Los echo de menos. No solo por las películas que vi en ellos; también, y sobre todo, por la fantástica ubicación que tenían: salías del cine y ya estabas en el centro, ensimismado aún por lo que acababas de ver, haciendo del recorrido hasta el bar para tomar algo y comentar la película una suerte de procesión ceremoniosa, en silencio cómplice con quien pasaba de la pantalla a la realidad.

El primero en abrir, en 1913, fue el Victoria. Al principio se llamaba Victoria Eugenia; unos años más tarde, en 1929, cambió su denominación por Victoria, para no contrariar a la República que se avecinaba. Cerró en mayo de 1968 y se aprovechó su solar para instalar atracciones de feria, como coches de choque y tómbolas. Once años después se conoció una segunda versión del Victoria -como si de un remake se tratara- y en su misma ubicación, el día 22 de diciembre de 1979 tuvo lugar la reapertura con la película musical Hair. Más adelante -y entonces fue cuando yo más lo disfruté- fue la sede de la Cinemateca Universitaria y en él se podían ver películas en versión original subtitulada, seleccionadas con un gusto tan valiente como exquisito.

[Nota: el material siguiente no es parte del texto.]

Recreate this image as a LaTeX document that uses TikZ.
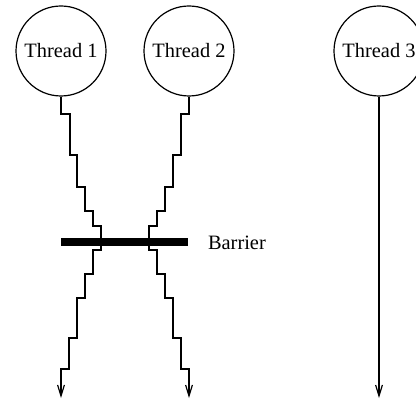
\documentclass[tikz,border=0pt]{standalone}
\usepackage{fontspec}
\setmainfont{Liberation Serif}
\usetikzlibrary{arrows.meta}
\tikzset{
  thread/.style={circle,draw=black,line width=0.6pt,inner sep=0pt,
    minimum size=45pt,font=\fontsize{10.2}{12}\selectfont},
  flow/.style={line width=0.6pt,-{Straight Barb[length=5.5pt,width=3.4pt]}},
  barrier/.style={line width=3.6pt},
  every picture/.style={font=\fontsize{10.2}{12}\selectfont}
}
\begin{document}
\begin{tikzpicture}[x=0.5pt,y=-0.5pt]
  \useasboundingbox (0,0) rectangle (416,399);
  \node[thread] (t1) at (61,51) {Thread 1};
  \node[thread] (t2) at (189,51) {Thread 2};
  \node[thread] (t3) at (379,51) {Thread 3};
  \coordinate (e1) at (61,398);
  \coordinate (e2) at (189,398);
  \coordinate (e3) at (379,398);
  % staircase paths meet at the barrier and leave it mirrored
  \draw[flow] (t1.south) |- (70,114) |- (77,155) |- (85,187) |- (93,211)
    |- (101,226) |- (93,250) |- (85,274) |- (77,298) |- (69,338)
    |- (61,369) -- (e1);
  \draw[flow] (t2.south) |- (181,114) |- (173,155) |- (165,187) |- (157,211)
    |- (149,226) |- (157,250) |- (165,274) |- (173,298) |- (181,338)
    |- (189,369) -- (e2);
  \draw[flow] (t3.south) -- (e3);
  \coordinate (b1) at (61,242);
  \coordinate (b2) at (188,242);
  \draw[barrier] (b1) -- (b2);
  \node[anchor=west] (lbl) at (201,243) {Barrier};
\end{tikzpicture}
\end{document}
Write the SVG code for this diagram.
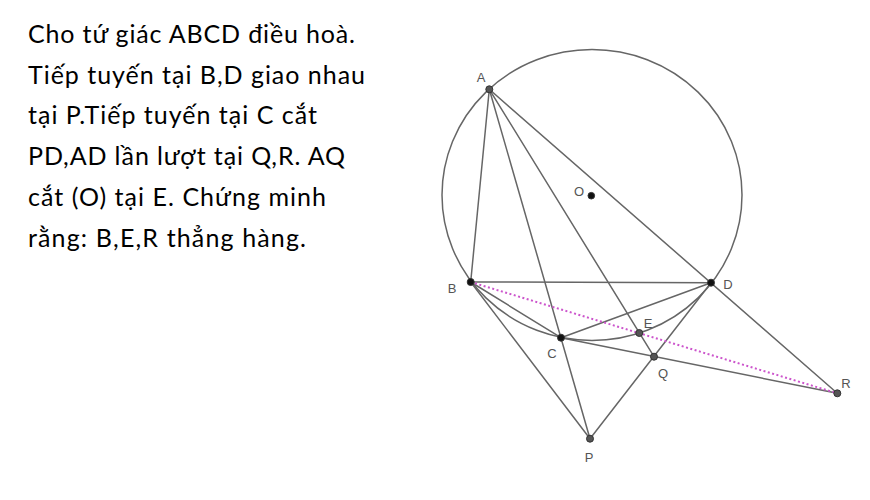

Para los amantes del cine indie era un lujazo insólito -y me temo que irrecuperable- ver una producción danesa o camboyana en ese pedazo de pantalla. Allí descubrí cinematografías más allá de Hollywood, argumentos inauditos, propuestas arriesgadas; y aunque a veces se tragaba uno un tostón intelectualoide, eran más las que salías reconfortado por haber pasado un rato estupendo. Recuerdo con especial agrado la proyección de El sol del membrillo, de Víctor Erice, una las cintas más singulares del cine español.

En tamaño de pantalla y de butacas lo superó el cine Astoria. Fue inaugurado en 1966 con My fair lady y entrar en él era sumergirse en un océano de butacas -tenía mil doscientas- y contemplar la proyección en una pantalla de 15 metros de largo por 4,5 metros de alto. Cuenta María Pepa Lara en su estupendo libro Historia del cine en Málaga que los hermanos Moreno, dueños del cine, tiraron la casa por la ventana y dispusieron una exquisita decoración y aire acondicionado. A lo largo de su dilatada andadura, era normal ver largas colas para entrar, ya que era la sala que solía quedarse con los taquillazos de la época: no sé si fue la que más duró en cartelera, pero conservo en la memoria el cartelón troquelado de Supermán, que parecía que iba a echar a volar al castillo de Gibralfaro. Y es que en aquella época se encargaban pinturas murales para las películas más señeras, que hacían de su fachada principal una sala de arte efímera, donde el inmenso cartel duraba lo que el público demandara la película: no creo que haya existido un museo al aire libre tan democrático. De hecho, las letras luminosas que titulaban el cine Astoria tuvieron un destino curioso, ya que sirvieron para una instalación de arte contemporáneo en el CAC Málaga.

Los gustos mudaron y llegaron primero la televisión en color, luego el videoclub y más tarde los multicines -el América, en la Explanada de la Estación, bien merece artículo aparte-, y para finalizar, internet. Los antaño gloriosos acorazados del celuloide languidecieron sin más motivo que el cambio de hábitos de consumo y llegó un punto en que las salas exhalaban humedad, diríase que lágrimas nostálgicas por el tiempo que nunca volvería: los cines están sin remedio asociados a los centros comerciales, son parte del reclamo de estos, y por otro lado se considera una inversión irrazonable un local enorme en el centro, que bien se puede arrendar a una multinacional de ropa con menos problemas y muchos más beneficios. No es ni bueno ni malo, es lo que elegimos cuando vamos a comprar o vemos una película por internet; cada decisión que tomamos cuenta y contribuye a cambiar el mapa de la ciudad.

Y pese a todo, en el éter de la red los espíritus del Victoria y el Astoria permanecen: está la web de la asociación Astoria21, un espacio para las personas amantes del cine y de los cines, con artículos, reseñas y reportajes deliciosos. No dejes de visitarla.